** Start of MATERIAL **
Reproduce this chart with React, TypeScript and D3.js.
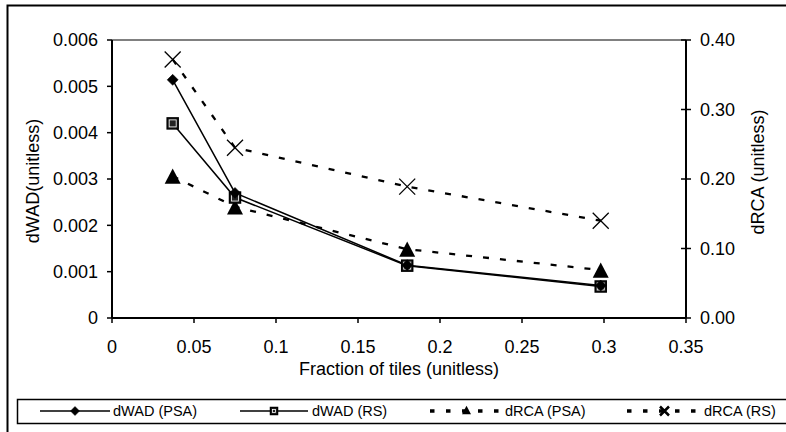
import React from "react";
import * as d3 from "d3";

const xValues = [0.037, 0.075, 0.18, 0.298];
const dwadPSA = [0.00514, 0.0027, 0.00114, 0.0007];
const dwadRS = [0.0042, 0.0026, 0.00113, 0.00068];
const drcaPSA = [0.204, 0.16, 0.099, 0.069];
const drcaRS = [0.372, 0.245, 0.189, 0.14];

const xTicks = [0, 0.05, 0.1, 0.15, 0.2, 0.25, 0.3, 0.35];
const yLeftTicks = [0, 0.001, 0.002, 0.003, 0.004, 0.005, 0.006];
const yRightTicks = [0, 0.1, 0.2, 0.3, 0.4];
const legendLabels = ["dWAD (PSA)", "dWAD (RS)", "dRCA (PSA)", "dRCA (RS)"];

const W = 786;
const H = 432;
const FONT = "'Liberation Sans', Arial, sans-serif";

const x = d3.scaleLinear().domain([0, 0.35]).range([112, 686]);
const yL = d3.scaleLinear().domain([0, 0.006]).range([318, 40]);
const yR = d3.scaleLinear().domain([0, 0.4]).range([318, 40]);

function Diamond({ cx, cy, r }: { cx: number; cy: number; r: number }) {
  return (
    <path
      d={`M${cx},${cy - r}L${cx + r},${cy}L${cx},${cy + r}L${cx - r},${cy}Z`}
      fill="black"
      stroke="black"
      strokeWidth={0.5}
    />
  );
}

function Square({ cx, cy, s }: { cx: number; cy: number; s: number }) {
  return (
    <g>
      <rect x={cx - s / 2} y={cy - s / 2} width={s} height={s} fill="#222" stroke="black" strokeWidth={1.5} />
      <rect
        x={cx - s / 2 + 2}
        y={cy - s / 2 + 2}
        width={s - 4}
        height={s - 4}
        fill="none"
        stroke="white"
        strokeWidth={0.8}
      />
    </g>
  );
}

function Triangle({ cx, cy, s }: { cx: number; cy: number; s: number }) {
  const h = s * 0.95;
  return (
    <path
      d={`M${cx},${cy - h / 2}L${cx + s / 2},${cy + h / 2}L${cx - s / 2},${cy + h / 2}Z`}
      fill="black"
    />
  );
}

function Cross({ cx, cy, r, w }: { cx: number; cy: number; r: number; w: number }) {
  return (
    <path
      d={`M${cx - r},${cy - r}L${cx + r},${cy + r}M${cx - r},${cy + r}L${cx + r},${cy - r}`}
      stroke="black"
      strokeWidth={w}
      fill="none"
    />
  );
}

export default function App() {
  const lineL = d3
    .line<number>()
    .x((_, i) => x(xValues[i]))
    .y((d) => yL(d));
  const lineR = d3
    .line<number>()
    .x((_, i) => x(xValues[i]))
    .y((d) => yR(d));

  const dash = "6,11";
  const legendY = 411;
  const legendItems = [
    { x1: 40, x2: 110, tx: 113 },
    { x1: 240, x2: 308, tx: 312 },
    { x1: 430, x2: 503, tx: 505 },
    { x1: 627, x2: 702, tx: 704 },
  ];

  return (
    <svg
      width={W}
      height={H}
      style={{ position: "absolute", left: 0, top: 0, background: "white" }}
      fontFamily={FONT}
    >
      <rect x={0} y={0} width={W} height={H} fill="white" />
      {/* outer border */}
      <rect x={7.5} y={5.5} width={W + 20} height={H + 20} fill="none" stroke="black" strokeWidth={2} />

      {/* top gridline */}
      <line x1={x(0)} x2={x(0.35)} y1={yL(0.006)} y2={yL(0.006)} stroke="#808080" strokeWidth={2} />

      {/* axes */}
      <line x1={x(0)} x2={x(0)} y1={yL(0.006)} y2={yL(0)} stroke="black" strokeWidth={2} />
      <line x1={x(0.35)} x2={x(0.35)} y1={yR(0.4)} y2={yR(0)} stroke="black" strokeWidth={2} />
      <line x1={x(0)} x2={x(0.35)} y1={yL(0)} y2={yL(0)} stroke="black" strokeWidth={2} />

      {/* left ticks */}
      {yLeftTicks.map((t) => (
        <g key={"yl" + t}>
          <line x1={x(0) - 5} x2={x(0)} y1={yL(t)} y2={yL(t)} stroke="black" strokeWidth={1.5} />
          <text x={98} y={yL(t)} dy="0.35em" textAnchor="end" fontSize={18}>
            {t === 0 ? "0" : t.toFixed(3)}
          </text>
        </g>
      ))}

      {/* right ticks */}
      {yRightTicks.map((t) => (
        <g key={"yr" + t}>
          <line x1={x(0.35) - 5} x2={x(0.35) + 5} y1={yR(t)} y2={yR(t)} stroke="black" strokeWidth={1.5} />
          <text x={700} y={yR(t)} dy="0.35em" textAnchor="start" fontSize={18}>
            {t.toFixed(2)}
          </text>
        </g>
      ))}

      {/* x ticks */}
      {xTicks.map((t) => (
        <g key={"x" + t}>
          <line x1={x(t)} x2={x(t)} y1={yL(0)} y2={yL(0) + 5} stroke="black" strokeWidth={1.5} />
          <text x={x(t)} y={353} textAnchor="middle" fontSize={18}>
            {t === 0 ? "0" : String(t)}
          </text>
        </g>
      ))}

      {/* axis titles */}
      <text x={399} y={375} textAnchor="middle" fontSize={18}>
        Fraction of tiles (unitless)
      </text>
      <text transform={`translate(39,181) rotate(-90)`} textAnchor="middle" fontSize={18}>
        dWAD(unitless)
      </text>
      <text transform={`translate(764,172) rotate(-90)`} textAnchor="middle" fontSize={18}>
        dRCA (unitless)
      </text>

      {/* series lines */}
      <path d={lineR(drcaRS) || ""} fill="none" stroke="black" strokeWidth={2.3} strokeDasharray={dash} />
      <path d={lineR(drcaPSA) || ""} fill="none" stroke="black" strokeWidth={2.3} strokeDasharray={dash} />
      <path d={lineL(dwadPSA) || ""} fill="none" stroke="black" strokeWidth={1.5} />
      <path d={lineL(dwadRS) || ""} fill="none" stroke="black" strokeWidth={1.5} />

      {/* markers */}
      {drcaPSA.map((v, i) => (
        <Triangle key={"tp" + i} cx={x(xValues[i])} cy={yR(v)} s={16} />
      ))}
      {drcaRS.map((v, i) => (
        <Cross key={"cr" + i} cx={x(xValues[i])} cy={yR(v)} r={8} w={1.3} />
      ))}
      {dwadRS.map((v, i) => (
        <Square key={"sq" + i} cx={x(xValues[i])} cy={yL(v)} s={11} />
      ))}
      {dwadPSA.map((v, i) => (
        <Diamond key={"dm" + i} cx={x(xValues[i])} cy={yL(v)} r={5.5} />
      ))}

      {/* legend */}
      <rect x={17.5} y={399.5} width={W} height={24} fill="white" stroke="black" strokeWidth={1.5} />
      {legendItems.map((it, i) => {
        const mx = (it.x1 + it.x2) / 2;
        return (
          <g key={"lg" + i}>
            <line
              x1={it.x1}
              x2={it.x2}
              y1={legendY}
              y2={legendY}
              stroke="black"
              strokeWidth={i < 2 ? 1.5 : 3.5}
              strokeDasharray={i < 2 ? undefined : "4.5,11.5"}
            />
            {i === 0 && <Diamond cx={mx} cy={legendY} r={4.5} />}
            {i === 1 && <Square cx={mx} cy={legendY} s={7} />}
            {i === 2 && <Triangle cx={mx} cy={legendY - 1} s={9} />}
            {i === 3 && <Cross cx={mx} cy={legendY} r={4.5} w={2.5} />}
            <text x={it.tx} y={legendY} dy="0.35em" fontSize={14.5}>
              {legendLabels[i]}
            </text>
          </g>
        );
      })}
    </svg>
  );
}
** End of MATERIAL **
DIRECTIVE:
Set down again, exactly, the lines of the material above from its first line to the one with "const drcaRS = [0.372, 0.245, 0.189, 0.14];", inclusive. Leave the pictures out.

COMPLETED TASK:
Reproduce this chart with React, TypeScript and D3.js.
import React from "react";
import * as d3 from "d3";

const xValues = [0.037, 0.075, 0.18, 0.298];
const dwadPSA = [0.00514, 0.0027, 0.00114, 0.0007];
const dwadRS = [0.0042, 0.0026, 0.00113, 0.00068];
const drcaPSA = [0.204, 0.16, 0.099, 0.069];
const drcaRS = [0.372, 0.245, 0.189, 0.14];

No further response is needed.